*SUPPLIED DATA*
* Start *
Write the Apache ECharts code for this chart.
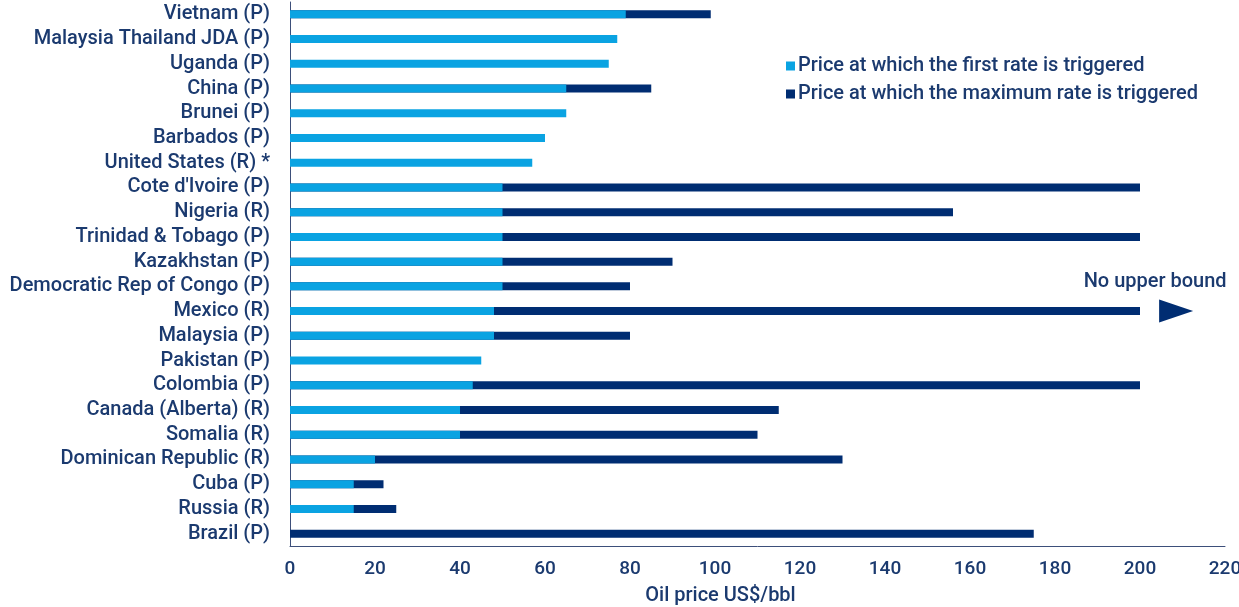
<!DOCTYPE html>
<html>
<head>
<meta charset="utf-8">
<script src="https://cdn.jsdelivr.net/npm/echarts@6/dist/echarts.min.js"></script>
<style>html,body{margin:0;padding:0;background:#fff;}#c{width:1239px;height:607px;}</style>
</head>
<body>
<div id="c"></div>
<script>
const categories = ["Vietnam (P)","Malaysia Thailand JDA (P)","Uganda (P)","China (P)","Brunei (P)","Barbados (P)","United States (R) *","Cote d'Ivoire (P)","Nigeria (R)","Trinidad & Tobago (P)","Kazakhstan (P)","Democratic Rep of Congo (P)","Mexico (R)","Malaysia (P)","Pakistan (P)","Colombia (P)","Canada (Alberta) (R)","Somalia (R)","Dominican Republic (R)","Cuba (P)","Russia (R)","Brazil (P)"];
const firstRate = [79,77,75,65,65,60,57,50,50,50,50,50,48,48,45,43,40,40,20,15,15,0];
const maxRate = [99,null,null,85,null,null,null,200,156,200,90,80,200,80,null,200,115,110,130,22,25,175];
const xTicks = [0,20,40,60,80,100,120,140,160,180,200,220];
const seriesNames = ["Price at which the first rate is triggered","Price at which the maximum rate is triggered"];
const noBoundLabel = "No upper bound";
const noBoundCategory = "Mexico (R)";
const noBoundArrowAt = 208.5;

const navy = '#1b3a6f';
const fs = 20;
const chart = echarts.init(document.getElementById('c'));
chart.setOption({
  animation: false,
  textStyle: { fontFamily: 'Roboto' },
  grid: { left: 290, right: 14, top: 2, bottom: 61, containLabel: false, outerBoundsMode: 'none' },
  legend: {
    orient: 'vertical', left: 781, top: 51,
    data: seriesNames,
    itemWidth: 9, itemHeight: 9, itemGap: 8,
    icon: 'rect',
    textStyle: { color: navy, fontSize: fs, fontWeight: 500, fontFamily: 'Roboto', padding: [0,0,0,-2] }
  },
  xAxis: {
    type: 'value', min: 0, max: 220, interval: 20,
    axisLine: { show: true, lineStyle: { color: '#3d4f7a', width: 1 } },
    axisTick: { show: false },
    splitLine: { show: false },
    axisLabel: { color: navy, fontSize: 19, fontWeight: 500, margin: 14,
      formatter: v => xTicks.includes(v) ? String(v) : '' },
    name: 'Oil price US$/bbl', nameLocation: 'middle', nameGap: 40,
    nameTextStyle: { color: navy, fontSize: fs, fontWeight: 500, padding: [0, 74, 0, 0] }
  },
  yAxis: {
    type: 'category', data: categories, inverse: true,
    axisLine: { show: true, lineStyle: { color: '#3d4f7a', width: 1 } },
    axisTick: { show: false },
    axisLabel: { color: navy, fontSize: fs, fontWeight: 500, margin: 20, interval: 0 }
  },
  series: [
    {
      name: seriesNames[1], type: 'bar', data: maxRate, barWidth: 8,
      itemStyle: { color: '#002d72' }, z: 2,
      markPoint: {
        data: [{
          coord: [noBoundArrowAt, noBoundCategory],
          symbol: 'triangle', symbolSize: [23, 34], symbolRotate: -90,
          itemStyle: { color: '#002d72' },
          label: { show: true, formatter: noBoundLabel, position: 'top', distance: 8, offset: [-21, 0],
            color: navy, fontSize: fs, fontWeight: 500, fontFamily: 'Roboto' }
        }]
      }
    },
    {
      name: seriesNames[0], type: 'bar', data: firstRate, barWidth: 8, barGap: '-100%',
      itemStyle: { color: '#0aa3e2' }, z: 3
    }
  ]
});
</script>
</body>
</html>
* End *
*PROBLEM REQUIREMENTS*
Take the listing and print it again exactly, but without any pictures.

*IN RESPONSE*
Write the Apache ECharts code for this chart.
<!DOCTYPE html>
<html>
<head>
<meta charset="utf-8">
<script src="https://cdn.jsdelivr.net/npm/echarts@6/dist/echarts.min.js"></script>
<style>html,body{margin:0;padding:0;background:#fff;}#c{width:1239px;height:607px;}</style>
</head>
<body>
<div id="c"></div>
<script>
const categories = ["Vietnam (P)","Malaysia Thailand JDA (P)","Uganda (P)","China (P)","Brunei (P)","Barbados (P)","United States (R) *","Cote d'Ivoire (P)","Nigeria (R)","Trinidad & Tobago (P)","Kazakhstan (P)","Democratic Rep of Congo (P)","Mexico (R)","Malaysia (P)","Pakistan (P)","Colombia (P)","Canada (Alberta) (R)","Somalia (R)","Dominican Republic (R)","Cuba (P)","Russia (R)","Brazil (P)"];
const firstRate = [79,77,75,65,65,60,57,50,50,50,50,50,48,48,45,43,40,40,20,15,15,0];
const maxRate = [99,null,null,85,null,null,null,200,156,200,90,80,200,80,null,200,115,110,130,22,25,175];
const xTicks = [0,20,40,60,80,100,120,140,160,180,200,220];
const seriesNames = ["Price at which the first rate is triggered","Price at which the maximum rate is triggered"];
const noBoundLabel = "No upper bound";
const noBoundCategory = "Mexico (R)";
const noBoundArrowAt = 208.5;

const navy = '#1b3a6f';
const fs = 20;
const chart = echarts.init(document.getElementById('c'));
chart.setOption({
  animation: false,
  textStyle: { fontFamily: 'Roboto' },
  grid: { left: 290, right: 14, top: 2, bottom: 61, containLabel: false, outerBoundsMode: 'none' },
  legend: {
    orient: 'vertical', left: 781, top: 51,
    data: seriesNames,
    itemWidth: 9, itemHeight: 9, itemGap: 8,
    icon: 'rect',
    textStyle: { color: navy, fontSize: fs, fontWeight: 500, fontFamily: 'Roboto', padding: [0,0,0,-2] }
  },
  xAxis: {
    type: 'value', min: 0, max: 220, interval: 20,
    axisLine: { show: true, lineStyle: { color: '#3d4f7a', width: 1 } },
    axisTick: { show: false },
    splitLine: { show: false },
    axisLabel: { color: navy, fontSize: 19, fontWeight: 500, margin: 14,
      formatter: v => xTicks.includes(v) ? String(v) : '' },
    name: 'Oil price US$/bbl', nameLocation: 'middle', nameGap: 40,
    nameTextStyle: { color: navy, fontSize: fs, fontWeight: 500, padding: [0, 74, 0, 0] }
  },
  yAxis: {
    type: 'category', data: categories, inverse: true,
    axisLine: { show: true, lineStyle: { color: '#3d4f7a', width: 1 } },
    axisTick: { show: false },
    axisLabel: { color: navy, fontSize: fs, fontWeight: 500, margin: 20, interval: 0 }
  },
  series: [
    {
      name: seriesNames[1], type: 'bar', data: maxRate, barWidth: 8,
      itemStyle: { color: '#002d72' }, z: 2,
      markPoint: {
        data: [{
          coord: [noBoundArrowAt, noBoundCategory],
          symbol: 'triangle', symbolSize: [23, 34], symbolRotate: -90,
          itemStyle: { color: '#002d72' },
          label: { show: true, formatter: noBoundLabel, position: 'top', distance: 8, offset: [-21, 0],
            color: navy, fontSize: fs, fontWeight: 500, fontFamily: 'Roboto' }
        }]
      }
    },
    {
      name: seriesNames[0], type: 'bar', data: firstRate, barWidth: 8, barGap: '-100%',
      itemStyle: { color: '#0aa3e2' }, z: 3
    }
  ]
});
</script>
</body>
</html>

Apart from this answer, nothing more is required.